La historia de este cronista sarcástico y agudo coincide con la de muchos otros genios que en vida no fueron valorados en su justa medida, pero, gracias al redescubrimiento posterior de su obra, pudieron consagrarse como leyendas en su rubro. Nacido un 2 de febrero de 1852 en el seno de una familia dedicada a la panadería, José Guadalupe supo desde muy joven que su destino estaba lejos de la herencia que le había sido encomendada, por lo que a los 16 años ingresó como aprendiz al taller de Trinidad Pedroso, su primer maestro y, a la postre, uno de sus más asiduos colaboradores.

Durante estos primeros años de labor artística Posada exploró el mundo de la caricatura y descubrió en él un talento innato, además de un incisivo sentido del humor y un ojo agudo para detectar la injusticia y la desigualdad a su alrededor. De tal suerte que, cuando cumplió 19 años, su mentor lo alentó a desempeñarse como dibujante de prensa gráfica y criticar desde su trinchera las atrocidades cometidas por los gobernantes en turno, a quienes, como era de esperarse, no cayó muy en gracia el trabajo del novel monero. Fue así, que en un ejercicio por proteger su libertad de expresión y, más aún, su vida, maestro y alumno decidieron abandonar Aguascalientes y probar suerte con un nuevo taller en León, Guanajuato, empresa que años más tarde fracasaría debido a las inundaciones que azotaron a la entidad.

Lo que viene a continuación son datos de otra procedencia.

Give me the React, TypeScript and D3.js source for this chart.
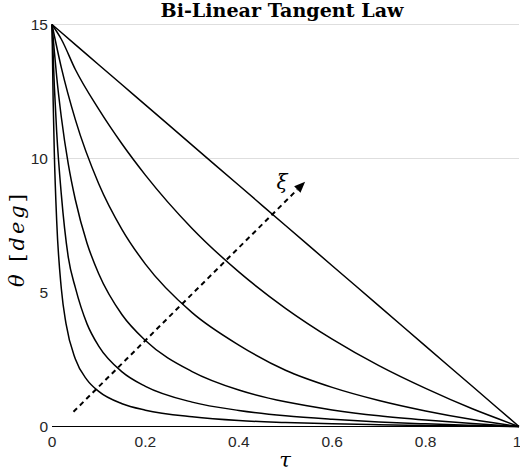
import React, { useEffect, useRef } from "react";
import * as d3 from "d3";

// tau sample positions for each curve
const tauSteep = [0, 0.0025, 0.005, 0.01, 0.02, 0.03, 0.05, 0.075, 0.1, 0.15, 0.2, 0.3, 0.4, 0.5, 0.6, 0.7, 0.8, 0.9, 1];
const tauMid = [0, 0.005, 0.01, 0.02, 0.035, 0.05, 0.075, 0.1, 0.15, 0.2, 0.3, 0.4, 0.5, 0.6, 0.7, 0.8, 0.9, 1];
const tauWide = [0, 0.02, 0.05, 0.1, 0.15, 0.2, 0.3, 0.4, 0.5, 0.6, 0.7, 0.8, 0.9, 1];

// theta [deg] for each curve, from straight line to the most curved one
const thetaLine = [15, 14.7, 14.25, 13.5, 12.75, 12, 10.5, 9, 7.5, 6, 4.5, 3, 1.5, 0];
const thetaC1 = [15, 14.45, 13.32, 11.84, 10.54, 9.38, 7.39, 5.77, 4.41, 3.26, 2.27, 1.42, 0.66, 0];
const thetaC2 = [15, 13.39, 11.45, 9.06, 7.35, 6.06, 4.25, 3.04, 2.1, 1.46, 0.97, 0.58, 0.26, 0];
const thetaC3 = [15, 14.0, 13.06, 11.54, 9.78, 8.46, 6.84, 5.7, 4.17, 3.21, 2.05, 1.36, 0.92, 0.62, 0.4, 0.24, 0.11, 0];
const thetaC4 = [15, 12.7, 11.0, 8.65, 6.3, 5.18, 3.83, 3.0, 2.04, 1.5, 0.91, 0.6, 0.4, 0.27, 0.17, 0.1, 0.045, 0];
const thetaC5 = [15, 12.14, 10.19, 7.69, 5.14, 3.84, 2.52, 1.74, 1.31, 0.85, 0.61, 0.36, 0.22, 0.15, 0.1, 0.065, 0.04, 0.018, 0];

const curves = [
  { tau: tauWide, theta: thetaLine },
  { tau: tauWide, theta: thetaC1 },
  { tau: tauWide, theta: thetaC2 },
  { tau: tauMid, theta: thetaC3 },
  { tau: tauMid, theta: thetaC4 },
  { tau: tauSteep, theta: thetaC5 },
];

const xTicks = [0, 0.2, 0.4, 0.6, 0.8, 1];
const yTicks = [0, 5, 10, 15];
const gridValues = [10, 15];

// dashed xi arrow: start and tip in data units
const arrowTau = [0.046, 0.542];
const arrowTheta = [0.55, 9.13];

const width = 520;
const height = 472;

const App: React.FC = () => {
  const svgRef = useRef<SVGSVGElement | null>(null);

  useEffect(() => {
    document.body.style.margin = "0";
    const svg = d3.select(svgRef.current);
    svg.selectAll("*").remove();

    const x = d3.scaleLinear().domain([0, 1]).range([52, 519]);
    const y = d3.scaleLinear().domain([0, 15]).range([426.5, 24.5]);

    // grid lines
    svg
      .append("g")
      .selectAll("line")
      .data(gridValues)
      .enter()
      .append("line")
      .attr("x1", x(0))
      .attr("x2", x(1))
      .attr("y1", (d) => y(d))
      .attr("y2", (d) => y(d))
      .attr("stroke", "#dedede")
      .attr("stroke-width", 1);

    // bottom axis line
    svg
      .append("line")
      .attr("x1", x(0))
      .attr("x2", x(1))
      .attr("y1", y(0))
      .attr("y2", y(0))
      .attr("stroke", "#000")
      .attr("stroke-width", 1);

    // tick labels
    svg
      .append("g")
      .selectAll("text")
      .data(xTicks)
      .enter()
      .append("text")
      .attr("x", (d) => (d === 1 ? x(d) - 2 : x(d)))
      .attr("y", 447)
      .attr("text-anchor", "middle")
      .attr("font-family", "'Liberation Sans', Arial, sans-serif")
      .attr("font-size", 15.5)
      .attr("fill", "#262626")
      .text((d) => d3.format("~g")(d));

    svg
      .append("g")
      .selectAll("text")
      .data(yTicks)
      .enter()
      .append("text")
      .attr("x", 48)
      .attr("y", (d) => y(d) + 5.5)
      .attr("text-anchor", "end")
      .attr("font-family", "'Liberation Sans', Arial, sans-serif")
      .attr("font-size", 15.5)
      .attr("fill", "#262626")
      .text((d) => d);

    // curves
    const line = d3
      .line<[number, number]>()
      .x((d) => x(d[0]))
      .y((d) => y(d[1]))
      .curve(d3.curveMonotoneX);

    svg
      .append("g")
      .selectAll("path")
      .data(curves)
      .enter()
      .append("path")
      .attr("d", (c) => line(c.tau.map((t, i) => [t, c.theta[i]] as [number, number])))
      .attr("fill", "none")
      .attr("stroke", "#000")
      .attr("stroke-width", 1.5);

    // dashed arrow for xi
    const x0 = x(arrowTau[0]);
    const y0 = y(arrowTheta[0]);
    const x1 = x(arrowTau[1]);
    const y1 = y(arrowTheta[1]);
    const ang = Math.atan2(y1 - y0, x1 - x0);
    const headLen = 11;
    const headW = 4.5;
    const bx = x1 - headLen * Math.cos(ang);
    const by = y1 - headLen * Math.sin(ang);

    svg
      .append("line")
      .attr("x1", x0)
      .attr("y1", y0)
      .attr("x2", bx)
      .attr("y2", by)
      .attr("stroke", "#000")
      .attr("stroke-width", 2)
      .attr("stroke-dasharray", "5 4");

    svg
      .append("polygon")
      .attr(
        "points",
        [
          [x1, y1],
          [bx - headW * Math.sin(ang), by + headW * Math.cos(ang)],
          [bx + headW * Math.sin(ang), by - headW * Math.cos(ang)],
        ]
          .map((p) => p.join(","))
          .join(" ")
      )
      .attr("fill", "#000");

    svg
      .append("text")
      .attr("x", 282)
      .attr("y", 189)
      .attr("text-anchor", "middle")
      .attr("font-family", "'DejaVu Serif', serif")
      .attr("font-style", "italic")
      .attr("font-size", 20)
      .text("ξ");

    // title
    svg
      .append("text")
      .attr("x", 282)
      .attr("y", 17)
      .attr("text-anchor", "middle")
      .attr("font-family", "'DejaVu Serif', serif")
      .attr("font-weight", "bold")
      .attr("font-size", 18)
      .attr("textLength", 243)
      .attr("lengthAdjust", "spacingAndGlyphs")
      .text("Bi-Linear Tangent Law");

    // axis labels
    svg
      .append("text")
      .attr("x", 285)
      .attr("y", 467)
      .attr("text-anchor", "middle")
      .attr("font-family", "'DejaVu Serif', serif")
      .attr("font-style", "italic")
      .attr("font-size", 21)
      .text("τ");

    const yl = svg
      .append("text")
      .attr("transform", "translate(24,239) rotate(-90)")
      .attr("text-anchor", "middle")
      .attr("font-family", "'DejaVu Serif', serif")
      .attr("font-size", 21)
      .attr("letter-spacing", 3);
    yl.append("tspan").attr("font-style", "italic").text("θ");
    yl.append("tspan").text(" [");
    yl.append("tspan").attr("font-style", "italic").text("deg");
    yl.append("tspan").text("]");
  }, []);

  return <svg ref={svgRef} width={width} height={height} style={{ display: "block" }}></svg>;
};

export default App;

La Ciudad de México fue la siguiente parada en la vida de Don Lupe, sitio donde, después de algunos trabajos destacados en el Bajío, las ofertas laborales se sucedieron una tras otra; La Patria Ilustrada, Revista de México, El Ahuizote, Nuevo Siglo, Gil Blas, El hijo del Ahuizote y algunas más, dieron rienda suelta a la etapa más fructífera de su carrera y, también, a su hambre por experimentar con nuevos materiales y nuevas técnicas de representación a las que su recién adquirida capacidad adquisitiva le permitía tener acceso, como las planchas de zinc, plomo y acero.

La práctica de dichos conocimientos le permitieron ilustrar más en menor tiempo, lo que le dio oportunidad de tomar nuevas comisiones y proyectos personales, como la Gaceta Callejera y los Corridos gráficos (publicaciones dedicadas a la producción de obras para un sector de la población que no sabía leer, por lo que las ilustraciones de Posada representaban un elemento importante en la búsqueda de transmitir la información del acontecer social previo y posterior al estallido de la Revolución Mexicana), además de sus célebres calaveras, con las que, durante sus últimos años, describió con su fino humor la cotidianidad de nuestro país, dio vida a corridos, criticó al gobierno de Madero, se burló de políticos, caricaturizó la campaña emprendida por Emiliano Zapata y otorgó voz a los caídos en batalla.

Fue el 20 de enero de 1913 cuando, tras más de 20 mil grabados, incluidos el primer baile homosexual documentado en nuestro país y el memorable diálogo entre la Luna y la Tierra con motivo del paso del Cometa Halley, la vida de José Guadalupe Posada terminó, víctima de los excesos, en una vecindad de Tepito; y su cuerpo, víctima del abandono, en una fosa común del Panteón de Dolores. Sin embargo, igual que en sus más famosos trazos, la muerte no sería el final, sino sólo el principio: su obra fue redescubierta años después por los muralistas mexicanos y algunos otros personajes del gremio artístico; su crítica social, para nuestra no tan alegre fortuna, sigue vigente hasta nuestros días; y su figura, plena y sin temor, tomó a la calaca del brazo y la invitó a caminar en armonía, como en una tarde dominical en la Alameda Central, en contrasentido del olvido, con rumbo a la inmortalidad.